--- TASK GOAL ---
Repeat verbatim only the lines from the one with "What seaborn and" through the one with "0.087, 0.078, 0.068, 0.06, 0.048, 0.038, 0.022, 0.017, 0.017]", both ends kept. Pictures stay out.

--- INFORMATION PROVIDED ---
§

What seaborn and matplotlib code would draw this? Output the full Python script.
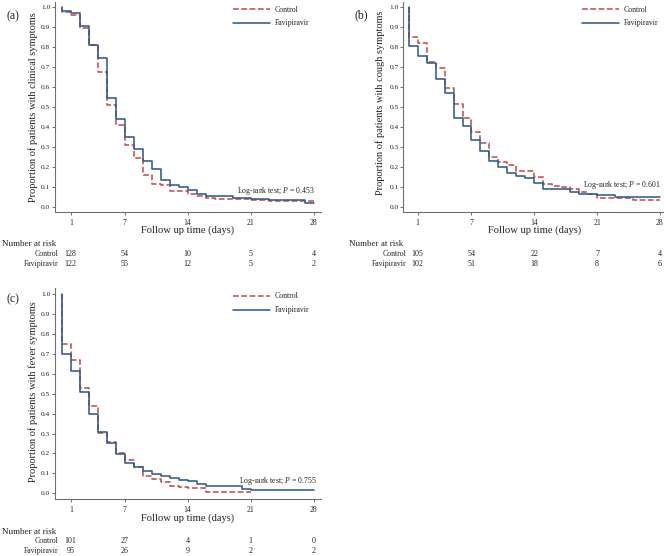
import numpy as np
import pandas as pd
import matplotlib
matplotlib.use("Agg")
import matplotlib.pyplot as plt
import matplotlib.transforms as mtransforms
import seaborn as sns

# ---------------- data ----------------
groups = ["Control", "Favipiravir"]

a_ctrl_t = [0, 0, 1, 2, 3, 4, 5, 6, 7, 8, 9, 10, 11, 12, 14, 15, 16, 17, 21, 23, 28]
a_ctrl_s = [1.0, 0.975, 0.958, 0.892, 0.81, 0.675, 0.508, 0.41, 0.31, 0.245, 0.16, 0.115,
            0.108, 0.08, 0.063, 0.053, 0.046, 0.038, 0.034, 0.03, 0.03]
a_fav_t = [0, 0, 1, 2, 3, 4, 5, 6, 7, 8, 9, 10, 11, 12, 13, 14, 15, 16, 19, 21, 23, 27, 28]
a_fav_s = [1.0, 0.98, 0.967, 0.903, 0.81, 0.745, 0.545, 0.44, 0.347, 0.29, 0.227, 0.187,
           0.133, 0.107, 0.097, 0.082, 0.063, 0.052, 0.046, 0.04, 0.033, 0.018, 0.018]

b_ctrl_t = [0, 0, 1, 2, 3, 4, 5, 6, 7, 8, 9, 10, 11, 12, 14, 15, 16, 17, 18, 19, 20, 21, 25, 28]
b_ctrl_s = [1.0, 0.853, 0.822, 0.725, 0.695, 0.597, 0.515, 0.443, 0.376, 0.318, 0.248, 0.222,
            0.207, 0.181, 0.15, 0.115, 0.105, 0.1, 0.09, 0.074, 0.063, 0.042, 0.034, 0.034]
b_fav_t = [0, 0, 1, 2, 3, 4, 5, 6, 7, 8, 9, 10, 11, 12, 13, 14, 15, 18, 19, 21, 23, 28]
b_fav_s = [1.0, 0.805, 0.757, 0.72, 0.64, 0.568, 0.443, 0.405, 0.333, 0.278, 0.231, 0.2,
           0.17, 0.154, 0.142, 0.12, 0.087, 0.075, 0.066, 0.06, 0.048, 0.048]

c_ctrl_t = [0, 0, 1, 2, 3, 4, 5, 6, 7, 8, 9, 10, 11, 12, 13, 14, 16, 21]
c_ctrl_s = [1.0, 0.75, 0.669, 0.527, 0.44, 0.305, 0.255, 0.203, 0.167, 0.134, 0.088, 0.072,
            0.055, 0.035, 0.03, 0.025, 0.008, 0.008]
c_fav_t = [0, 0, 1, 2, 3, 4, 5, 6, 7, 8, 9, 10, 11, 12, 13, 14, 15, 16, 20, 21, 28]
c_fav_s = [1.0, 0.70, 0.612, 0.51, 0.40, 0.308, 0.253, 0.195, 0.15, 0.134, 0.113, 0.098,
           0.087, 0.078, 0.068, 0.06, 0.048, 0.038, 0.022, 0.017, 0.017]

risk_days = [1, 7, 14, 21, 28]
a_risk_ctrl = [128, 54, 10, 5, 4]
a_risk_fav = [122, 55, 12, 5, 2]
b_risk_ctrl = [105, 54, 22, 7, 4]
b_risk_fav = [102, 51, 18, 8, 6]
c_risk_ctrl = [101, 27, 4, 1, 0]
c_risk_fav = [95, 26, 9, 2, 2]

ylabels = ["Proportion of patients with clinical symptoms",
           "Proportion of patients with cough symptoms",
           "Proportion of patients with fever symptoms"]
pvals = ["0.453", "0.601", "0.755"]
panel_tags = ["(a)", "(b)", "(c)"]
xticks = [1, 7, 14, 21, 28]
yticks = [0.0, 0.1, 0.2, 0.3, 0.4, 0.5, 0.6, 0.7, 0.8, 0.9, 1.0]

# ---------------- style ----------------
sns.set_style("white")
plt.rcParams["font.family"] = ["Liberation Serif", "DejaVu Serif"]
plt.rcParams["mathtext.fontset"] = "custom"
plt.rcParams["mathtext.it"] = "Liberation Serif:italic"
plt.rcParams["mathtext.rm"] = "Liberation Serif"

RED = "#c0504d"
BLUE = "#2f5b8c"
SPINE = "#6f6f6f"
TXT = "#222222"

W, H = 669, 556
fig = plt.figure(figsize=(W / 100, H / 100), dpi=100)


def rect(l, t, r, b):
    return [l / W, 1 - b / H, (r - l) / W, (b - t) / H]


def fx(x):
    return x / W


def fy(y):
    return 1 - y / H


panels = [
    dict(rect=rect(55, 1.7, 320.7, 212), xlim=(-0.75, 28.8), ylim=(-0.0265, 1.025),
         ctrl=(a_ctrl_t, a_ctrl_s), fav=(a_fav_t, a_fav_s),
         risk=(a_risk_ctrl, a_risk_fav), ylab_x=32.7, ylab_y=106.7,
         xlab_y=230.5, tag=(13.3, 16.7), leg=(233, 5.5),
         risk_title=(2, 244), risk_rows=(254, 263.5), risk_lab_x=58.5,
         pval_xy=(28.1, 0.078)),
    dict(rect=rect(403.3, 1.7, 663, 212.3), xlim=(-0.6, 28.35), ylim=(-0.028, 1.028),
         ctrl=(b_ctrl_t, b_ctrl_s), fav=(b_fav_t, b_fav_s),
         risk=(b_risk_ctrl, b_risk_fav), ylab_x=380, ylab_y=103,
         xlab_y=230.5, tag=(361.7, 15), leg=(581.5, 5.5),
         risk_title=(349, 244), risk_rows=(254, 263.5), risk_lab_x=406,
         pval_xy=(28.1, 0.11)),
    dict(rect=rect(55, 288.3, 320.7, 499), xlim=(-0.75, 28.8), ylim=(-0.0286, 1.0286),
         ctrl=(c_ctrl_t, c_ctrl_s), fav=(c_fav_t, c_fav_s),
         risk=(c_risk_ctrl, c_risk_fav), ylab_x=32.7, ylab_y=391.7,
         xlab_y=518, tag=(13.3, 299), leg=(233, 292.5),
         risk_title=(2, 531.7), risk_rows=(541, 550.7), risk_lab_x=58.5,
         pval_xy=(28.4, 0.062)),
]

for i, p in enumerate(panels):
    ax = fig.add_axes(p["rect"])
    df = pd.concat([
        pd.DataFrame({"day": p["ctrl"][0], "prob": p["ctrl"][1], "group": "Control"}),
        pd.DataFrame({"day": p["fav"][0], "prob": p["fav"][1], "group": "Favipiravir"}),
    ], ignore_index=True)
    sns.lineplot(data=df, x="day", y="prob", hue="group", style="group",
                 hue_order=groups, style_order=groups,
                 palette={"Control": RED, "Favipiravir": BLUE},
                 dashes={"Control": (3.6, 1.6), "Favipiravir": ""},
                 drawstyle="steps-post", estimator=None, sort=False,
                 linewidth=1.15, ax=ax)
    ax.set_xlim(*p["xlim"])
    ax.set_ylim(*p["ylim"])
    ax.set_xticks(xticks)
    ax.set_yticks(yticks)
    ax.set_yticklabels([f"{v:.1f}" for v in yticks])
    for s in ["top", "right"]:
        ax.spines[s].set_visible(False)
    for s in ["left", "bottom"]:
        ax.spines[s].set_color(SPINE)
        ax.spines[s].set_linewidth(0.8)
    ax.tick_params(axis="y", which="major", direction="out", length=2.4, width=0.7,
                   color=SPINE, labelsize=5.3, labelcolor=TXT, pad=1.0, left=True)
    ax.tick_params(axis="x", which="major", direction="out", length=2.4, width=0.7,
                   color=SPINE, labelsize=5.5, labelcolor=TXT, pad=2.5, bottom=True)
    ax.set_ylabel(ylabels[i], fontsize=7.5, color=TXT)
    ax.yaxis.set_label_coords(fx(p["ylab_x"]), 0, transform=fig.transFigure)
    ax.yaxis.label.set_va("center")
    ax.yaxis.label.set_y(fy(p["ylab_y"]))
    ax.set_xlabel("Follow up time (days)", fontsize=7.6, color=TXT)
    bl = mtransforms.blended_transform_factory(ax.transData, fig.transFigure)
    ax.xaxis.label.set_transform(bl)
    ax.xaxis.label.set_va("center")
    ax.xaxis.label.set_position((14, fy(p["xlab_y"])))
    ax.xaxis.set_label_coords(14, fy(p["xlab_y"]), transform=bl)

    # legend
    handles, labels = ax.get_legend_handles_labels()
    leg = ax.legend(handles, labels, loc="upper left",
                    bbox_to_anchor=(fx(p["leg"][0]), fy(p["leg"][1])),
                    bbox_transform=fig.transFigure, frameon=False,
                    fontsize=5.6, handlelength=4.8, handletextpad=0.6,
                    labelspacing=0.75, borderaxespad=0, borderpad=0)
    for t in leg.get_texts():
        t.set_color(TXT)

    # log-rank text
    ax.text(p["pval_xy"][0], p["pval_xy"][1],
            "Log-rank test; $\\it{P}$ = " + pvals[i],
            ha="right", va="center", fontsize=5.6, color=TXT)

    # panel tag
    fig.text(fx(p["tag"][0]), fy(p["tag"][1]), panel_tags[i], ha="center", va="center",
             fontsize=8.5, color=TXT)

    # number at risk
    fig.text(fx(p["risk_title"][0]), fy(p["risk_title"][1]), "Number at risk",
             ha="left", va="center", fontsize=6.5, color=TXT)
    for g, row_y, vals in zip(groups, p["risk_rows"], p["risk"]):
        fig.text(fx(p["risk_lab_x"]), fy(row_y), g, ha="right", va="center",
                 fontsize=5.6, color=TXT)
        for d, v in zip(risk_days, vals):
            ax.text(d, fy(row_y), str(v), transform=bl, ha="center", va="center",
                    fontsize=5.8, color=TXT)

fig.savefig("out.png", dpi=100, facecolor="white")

§

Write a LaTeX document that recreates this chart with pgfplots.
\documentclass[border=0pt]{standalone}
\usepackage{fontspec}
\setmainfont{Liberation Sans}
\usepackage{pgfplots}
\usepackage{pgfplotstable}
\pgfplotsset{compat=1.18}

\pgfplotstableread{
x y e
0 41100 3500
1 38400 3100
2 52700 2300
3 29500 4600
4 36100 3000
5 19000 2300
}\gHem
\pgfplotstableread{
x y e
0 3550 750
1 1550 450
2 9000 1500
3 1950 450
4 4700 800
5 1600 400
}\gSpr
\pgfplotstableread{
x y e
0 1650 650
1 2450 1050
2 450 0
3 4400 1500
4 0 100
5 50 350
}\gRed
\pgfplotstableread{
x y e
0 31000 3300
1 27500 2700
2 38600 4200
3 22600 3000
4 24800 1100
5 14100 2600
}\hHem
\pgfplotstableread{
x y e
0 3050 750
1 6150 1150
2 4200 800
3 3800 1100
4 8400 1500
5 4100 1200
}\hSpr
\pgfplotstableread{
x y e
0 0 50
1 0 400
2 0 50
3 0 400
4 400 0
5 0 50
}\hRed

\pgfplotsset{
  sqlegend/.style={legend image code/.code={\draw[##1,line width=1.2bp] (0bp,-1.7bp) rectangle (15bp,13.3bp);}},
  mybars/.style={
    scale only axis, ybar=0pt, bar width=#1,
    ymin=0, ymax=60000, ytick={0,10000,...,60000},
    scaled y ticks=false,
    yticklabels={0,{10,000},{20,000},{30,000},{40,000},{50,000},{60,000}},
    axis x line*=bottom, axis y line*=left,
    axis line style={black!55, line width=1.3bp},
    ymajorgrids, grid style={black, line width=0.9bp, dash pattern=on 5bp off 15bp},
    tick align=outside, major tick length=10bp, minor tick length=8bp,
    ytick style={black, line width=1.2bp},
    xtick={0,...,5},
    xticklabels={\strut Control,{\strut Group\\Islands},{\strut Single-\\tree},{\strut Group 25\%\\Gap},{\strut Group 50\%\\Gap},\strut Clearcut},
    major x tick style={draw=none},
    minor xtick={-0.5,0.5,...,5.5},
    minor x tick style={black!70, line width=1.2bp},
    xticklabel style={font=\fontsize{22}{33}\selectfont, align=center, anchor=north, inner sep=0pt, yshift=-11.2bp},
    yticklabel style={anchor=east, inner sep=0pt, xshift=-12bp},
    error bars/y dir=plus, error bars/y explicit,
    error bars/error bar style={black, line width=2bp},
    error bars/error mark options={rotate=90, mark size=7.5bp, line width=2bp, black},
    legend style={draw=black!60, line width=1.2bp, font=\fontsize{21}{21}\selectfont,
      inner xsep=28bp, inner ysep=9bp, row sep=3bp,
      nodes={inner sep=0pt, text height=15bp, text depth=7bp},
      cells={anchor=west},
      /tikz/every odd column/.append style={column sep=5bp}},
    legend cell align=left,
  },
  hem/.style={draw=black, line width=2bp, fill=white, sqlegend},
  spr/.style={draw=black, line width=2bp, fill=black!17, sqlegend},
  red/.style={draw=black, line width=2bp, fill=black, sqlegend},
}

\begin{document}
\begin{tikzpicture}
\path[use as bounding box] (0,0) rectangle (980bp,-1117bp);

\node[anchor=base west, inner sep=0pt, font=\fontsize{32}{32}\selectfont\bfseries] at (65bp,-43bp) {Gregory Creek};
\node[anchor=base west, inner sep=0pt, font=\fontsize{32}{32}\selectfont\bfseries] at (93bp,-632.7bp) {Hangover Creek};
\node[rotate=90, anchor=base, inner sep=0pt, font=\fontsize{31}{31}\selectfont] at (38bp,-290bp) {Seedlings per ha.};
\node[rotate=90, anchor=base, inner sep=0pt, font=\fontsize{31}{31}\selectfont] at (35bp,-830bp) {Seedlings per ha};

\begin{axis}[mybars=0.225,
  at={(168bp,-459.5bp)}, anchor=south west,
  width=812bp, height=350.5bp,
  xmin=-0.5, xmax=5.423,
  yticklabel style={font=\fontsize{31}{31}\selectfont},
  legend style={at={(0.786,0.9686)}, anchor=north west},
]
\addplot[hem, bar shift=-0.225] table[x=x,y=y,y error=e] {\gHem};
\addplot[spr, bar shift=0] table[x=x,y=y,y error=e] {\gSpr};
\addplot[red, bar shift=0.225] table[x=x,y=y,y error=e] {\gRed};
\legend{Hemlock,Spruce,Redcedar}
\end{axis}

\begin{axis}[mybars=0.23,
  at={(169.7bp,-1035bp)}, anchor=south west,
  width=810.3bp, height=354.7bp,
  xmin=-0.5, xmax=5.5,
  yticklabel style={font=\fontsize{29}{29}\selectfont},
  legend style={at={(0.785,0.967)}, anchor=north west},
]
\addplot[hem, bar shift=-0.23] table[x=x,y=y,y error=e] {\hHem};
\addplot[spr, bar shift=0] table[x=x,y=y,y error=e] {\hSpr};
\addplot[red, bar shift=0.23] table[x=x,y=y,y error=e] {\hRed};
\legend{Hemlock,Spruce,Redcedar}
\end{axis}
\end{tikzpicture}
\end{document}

§

--- ANSWER IN FULL ---
What seaborn and matplotlib code would draw this? Output the full Python script.
import numpy as np
import pandas as pd
import matplotlib
matplotlib.use("Agg")
import matplotlib.pyplot as plt
import matplotlib.transforms as mtransforms
import seaborn as sns

# ---------------- data ----------------
groups = ["Control", "Favipiravir"]

a_ctrl_t = [0, 0, 1, 2, 3, 4, 5, 6, 7, 8, 9, 10, 11, 12, 14, 15, 16, 17, 21, 23, 28]
a_ctrl_s = [1.0, 0.975, 0.958, 0.892, 0.81, 0.675, 0.508, 0.41, 0.31, 0.245, 0.16, 0.115,
            0.108, 0.08, 0.063, 0.053, 0.046, 0.038, 0.034, 0.03, 0.03]
a_fav_t = [0, 0, 1, 2, 3, 4, 5, 6, 7, 8, 9, 10, 11, 12, 13, 14, 15, 16, 19, 21, 23, 27, 28]
a_fav_s = [1.0, 0.98, 0.967, 0.903, 0.81, 0.745, 0.545, 0.44, 0.347, 0.29, 0.227, 0.187,
           0.133, 0.107, 0.097, 0.082, 0.063, 0.052, 0.046, 0.04, 0.033, 0.018, 0.018]

b_ctrl_t = [0, 0, 1, 2, 3, 4, 5, 6, 7, 8, 9, 10, 11, 12, 14, 15, 16, 17, 18, 19, 20, 21, 25, 28]
b_ctrl_s = [1.0, 0.853, 0.822, 0.725, 0.695, 0.597, 0.515, 0.443, 0.376, 0.318, 0.248, 0.222,
            0.207, 0.181, 0.15, 0.115, 0.105, 0.1, 0.09, 0.074, 0.063, 0.042, 0.034, 0.034]
b_fav_t = [0, 0, 1, 2, 3, 4, 5, 6, 7, 8, 9, 10, 11, 12, 13, 14, 15, 18, 19, 21, 23, 28]
b_fav_s = [1.0, 0.805, 0.757, 0.72, 0.64, 0.568, 0.443, 0.405, 0.333, 0.278, 0.231, 0.2,
           0.17, 0.154, 0.142, 0.12, 0.087, 0.075, 0.066, 0.06, 0.048, 0.048]

c_ctrl_t = [0, 0, 1, 2, 3, 4, 5, 6, 7, 8, 9, 10, 11, 12, 13, 14, 16, 21]
c_ctrl_s = [1.0, 0.75, 0.669, 0.527, 0.44, 0.305, 0.255, 0.203, 0.167, 0.134, 0.088, 0.072,
            0.055, 0.035, 0.03, 0.025, 0.008, 0.008]
c_fav_t = [0, 0, 1, 2, 3, 4, 5, 6, 7, 8, 9, 10, 11, 12, 13, 14, 15, 16, 20, 21, 28]
c_fav_s = [1.0, 0.70, 0.612, 0.51, 0.40, 0.308, 0.253, 0.195, 0.15, 0.134, 0.113, 0.098,
           0.087, 0.078, 0.068, 0.06, 0.048, 0.038, 0.022, 0.017, 0.017]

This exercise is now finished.